[MLB-WIRELESS] Bridge 802.11x (TKIP or AES)
Tony Langdon, VK3JED
vk3jed at optushome.com.au
Fri May 27 08:47:37 EST 2005
At 07:58 AM 5/27/2005, you wrote:
>why all the need for security? even when wep can be broken it stops 99%
>of people
I guess it depends on the application. Certainly, for a home network I'd
agree for 99% of cases.
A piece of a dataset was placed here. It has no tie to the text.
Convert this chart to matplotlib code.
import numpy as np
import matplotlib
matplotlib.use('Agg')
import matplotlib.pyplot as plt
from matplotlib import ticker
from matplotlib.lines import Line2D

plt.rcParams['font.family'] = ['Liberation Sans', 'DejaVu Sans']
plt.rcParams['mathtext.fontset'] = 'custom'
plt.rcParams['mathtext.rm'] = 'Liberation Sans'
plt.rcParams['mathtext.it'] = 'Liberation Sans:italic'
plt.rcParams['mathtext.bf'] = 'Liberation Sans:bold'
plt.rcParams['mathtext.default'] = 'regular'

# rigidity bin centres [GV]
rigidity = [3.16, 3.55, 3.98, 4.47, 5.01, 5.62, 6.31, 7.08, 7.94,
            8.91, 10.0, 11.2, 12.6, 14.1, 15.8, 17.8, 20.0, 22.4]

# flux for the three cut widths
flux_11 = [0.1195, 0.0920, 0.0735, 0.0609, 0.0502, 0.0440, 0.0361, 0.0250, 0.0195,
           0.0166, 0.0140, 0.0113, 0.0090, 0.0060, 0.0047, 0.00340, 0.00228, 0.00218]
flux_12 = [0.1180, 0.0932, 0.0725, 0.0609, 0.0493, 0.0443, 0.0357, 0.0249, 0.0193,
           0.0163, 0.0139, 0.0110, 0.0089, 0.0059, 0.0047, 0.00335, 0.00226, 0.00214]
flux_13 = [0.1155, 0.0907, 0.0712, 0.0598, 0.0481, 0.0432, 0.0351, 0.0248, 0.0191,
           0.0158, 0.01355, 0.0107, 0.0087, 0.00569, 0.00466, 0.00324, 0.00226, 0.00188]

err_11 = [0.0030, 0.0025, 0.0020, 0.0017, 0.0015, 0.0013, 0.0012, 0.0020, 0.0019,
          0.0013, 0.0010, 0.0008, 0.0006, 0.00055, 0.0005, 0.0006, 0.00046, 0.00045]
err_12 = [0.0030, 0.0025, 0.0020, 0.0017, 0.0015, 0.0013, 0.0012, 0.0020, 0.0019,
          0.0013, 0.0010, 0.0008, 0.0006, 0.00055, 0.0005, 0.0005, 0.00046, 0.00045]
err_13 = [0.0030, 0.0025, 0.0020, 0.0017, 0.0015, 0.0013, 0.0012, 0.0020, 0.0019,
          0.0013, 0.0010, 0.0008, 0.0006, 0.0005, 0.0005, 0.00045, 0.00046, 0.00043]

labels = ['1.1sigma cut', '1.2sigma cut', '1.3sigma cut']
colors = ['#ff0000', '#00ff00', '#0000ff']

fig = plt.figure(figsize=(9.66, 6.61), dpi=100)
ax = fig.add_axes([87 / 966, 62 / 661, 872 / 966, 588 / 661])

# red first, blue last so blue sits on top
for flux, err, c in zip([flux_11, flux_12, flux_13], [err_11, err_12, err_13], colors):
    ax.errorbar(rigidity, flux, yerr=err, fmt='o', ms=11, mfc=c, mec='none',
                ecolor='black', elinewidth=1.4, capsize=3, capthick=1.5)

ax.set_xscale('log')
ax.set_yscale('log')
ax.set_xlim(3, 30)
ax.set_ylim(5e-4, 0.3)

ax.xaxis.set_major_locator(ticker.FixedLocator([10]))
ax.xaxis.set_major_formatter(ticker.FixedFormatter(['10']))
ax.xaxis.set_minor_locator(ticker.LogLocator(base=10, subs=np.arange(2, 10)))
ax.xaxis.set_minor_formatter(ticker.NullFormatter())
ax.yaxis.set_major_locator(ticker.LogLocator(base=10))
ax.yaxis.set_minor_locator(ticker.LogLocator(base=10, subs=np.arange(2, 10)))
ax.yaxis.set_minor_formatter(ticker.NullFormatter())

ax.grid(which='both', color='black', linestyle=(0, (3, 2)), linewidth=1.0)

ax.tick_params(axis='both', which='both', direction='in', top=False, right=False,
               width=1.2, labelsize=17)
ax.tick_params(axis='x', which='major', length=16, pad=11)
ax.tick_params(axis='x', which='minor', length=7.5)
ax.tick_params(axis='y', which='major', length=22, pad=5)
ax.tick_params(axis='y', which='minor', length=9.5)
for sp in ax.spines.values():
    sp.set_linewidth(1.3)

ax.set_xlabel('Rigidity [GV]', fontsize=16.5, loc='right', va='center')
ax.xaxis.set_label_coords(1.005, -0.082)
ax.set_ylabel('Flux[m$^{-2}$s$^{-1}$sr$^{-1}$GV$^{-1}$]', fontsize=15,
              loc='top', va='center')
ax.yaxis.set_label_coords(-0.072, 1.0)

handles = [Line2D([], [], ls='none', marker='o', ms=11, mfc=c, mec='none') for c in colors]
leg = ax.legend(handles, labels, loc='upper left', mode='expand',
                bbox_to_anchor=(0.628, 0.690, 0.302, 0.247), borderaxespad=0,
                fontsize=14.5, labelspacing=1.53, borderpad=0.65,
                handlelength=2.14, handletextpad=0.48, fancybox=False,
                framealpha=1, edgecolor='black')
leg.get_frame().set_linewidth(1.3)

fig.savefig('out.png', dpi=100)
I run WEP, and I'm one of only 3 WLANs that run
WEP (out of about 15) in my area, so based on that, I figure WEP provides
all the protection I need.
Now if I was guarding a lot of highly sensitive data, against determined
hackers that would be a totally different matter, but for the average
punter, WEP at least tells the casual passing wardriver/user to "move
along"... :)
And the only reasons I don't want any freeloaders are:
1. ISP's AUP doesn't permit that kind of sharing (bugger!)
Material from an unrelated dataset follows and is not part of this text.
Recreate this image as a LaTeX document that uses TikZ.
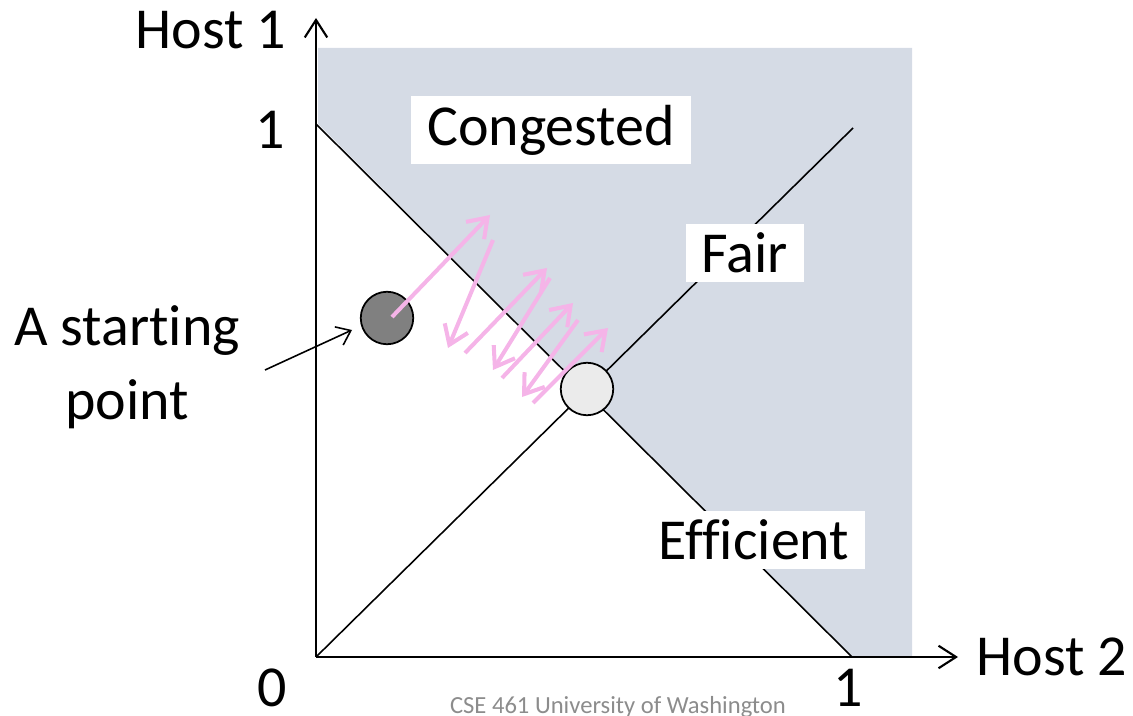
\documentclass[tikz,border=0pt]{standalone}
\usepackage{fontspec}
\setmainfont{Carlito}[Ligatures=NoCommon]
\usepackage{tikz}
\usetikzlibrary{arrows.meta,positioning}
\definecolor{congfill}{HTML}{D5DBE5}
\definecolor{stepink}{HTML}{F5B4E8}
\definecolor{footgray}{HTML}{8C8C8C}
\tikzset{
  plot/axis/.style={line width=1.2pt, -{Straight Barb[length=3.5mm,width=4.5mm]}},
  plot/line/.style={line width=0.9pt},
  plot/label/.style={font=\fontsize{33}{42}\selectfont, inner sep=0pt, align=center},
  plot/region/.style={plot/label, fill=white, inner xsep=9pt, inner ysep=5pt},
  plot/dot/.style={draw, circle, line width=1pt, minimum size=10.5mm, inner sep=0pt},
  plot/stepar/.style={stepink, line width=2.3pt, -{Straight Barb[length=3.6mm,width=5mm]}},
  plot/ptr/.style={line width=0.9pt, -{Straight Barb[length=2.6mm,width=4mm]}}
}

\begin{document}
\begin{tikzpicture}[x=0.02cm, y=-0.02cm]
  \useasboundingbox (0,0) rectangle (1133,716);

  % congested region
  \fill[congfill] (318,48) -- (912,48) -- (912,657) -- (852,657) -- (318,124) -- cycle;

  \coordinate (origin) at (316,657);
  \coordinate (ytop) at (316,18);
  \coordinate (xend) at (958,657);
  \coordinate (yone) at (316,124);
  \coordinate (xone) at (852,657);
  \coordinate (fairend) at (853,128);

  \draw[plot/line] (yone) -- (xone);
  \draw[plot/line] (origin) -- (fairend);
  \draw[plot/axis] (origin) -- (ytop);
  \draw[plot/axis] (origin) -- (xend);

  \node[plot/label] (host1) at (211,30) {Host 1};
  \node[plot/label] (host2) at (1052,657) {Host 2};
  \node[plot/label] (ylab1) at (270,130) {1};
  \node[plot/label] (xlab1) at (848,688) {1};
  \node[plot/label] (zero) at (272,688) {0};

  \node[plot/region] (cong) at (551,130) {Congested};
  \node[plot/region] (fair) at (745,253) {Fair};
  \node[plot/region] (effic) at (754,540) {Efficient};

  \node[plot/label] (startlbl) at (127,367) {A starting\\point};
  \coordinate (ptrfrom) at (265,370);
  \coordinate (ptrto) at (352,330);
  \draw[plot/ptr] (ptrfrom) -- (ptrto);

  \node[plot/dot, fill=black!50] (start) at (387,318) {};
  \node[plot/dot, fill=black!8] (goal) at (587,389) {};

  % additive increase / multiplicative decrease steps
  \coordinate (s0) at (392,317);  \coordinate (s1) at (490,215);
  \coordinate (s2) at (493,240);  \coordinate (s3) at (448,348);
  \coordinate (s4) at (465,353);  \coordinate (s5) at (547,268);
  \coordinate (s6) at (550,278);  \coordinate (s7) at (493,370);
  \coordinate (s8) at (502,378);  \coordinate (s9) at (573,303);
  \coordinate (s10) at (578,320); \coordinate (s11) at (522,397);
  \coordinate (s12) at (533,403); \coordinate (s13) at (608,328);
  \foreach \a/\b in {s0/s1,s2/s3,s4/s5,s6/s7,s8/s9,s10/s11,s12/s13}
    \draw[plot/stepar] (\a) -- (\b);

  \node[font=\fontsize{14}{16}\selectfont, text=footgray, inner sep=0pt] (foot) at (618,707) {CSE 461 University of Washington};
\end{tikzpicture}
\end{document}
2. I make heavy demands on my upstream bandwidth. (one day I'll get the
time to figure out shaping :) ).
3. I don't want to assist anyone involved in piracy
(music/movies/pr0n)... Too much hassle these days, having ISPs kill one's
access and the Feds drop by kinda ruins ya day... ;)
WEP may not be particularly strong protection, but for the average home
user, it's a good start, and sufficient to stop the majority of problems.
For my own data, a lot of my internal communications takes place over SSH
(e.g. for mail). That's actually because I use SSH tunneling for access
from anywhere I can get an Internet connection, but communications over the
WLAN gets the benefit of SSH encryption as well.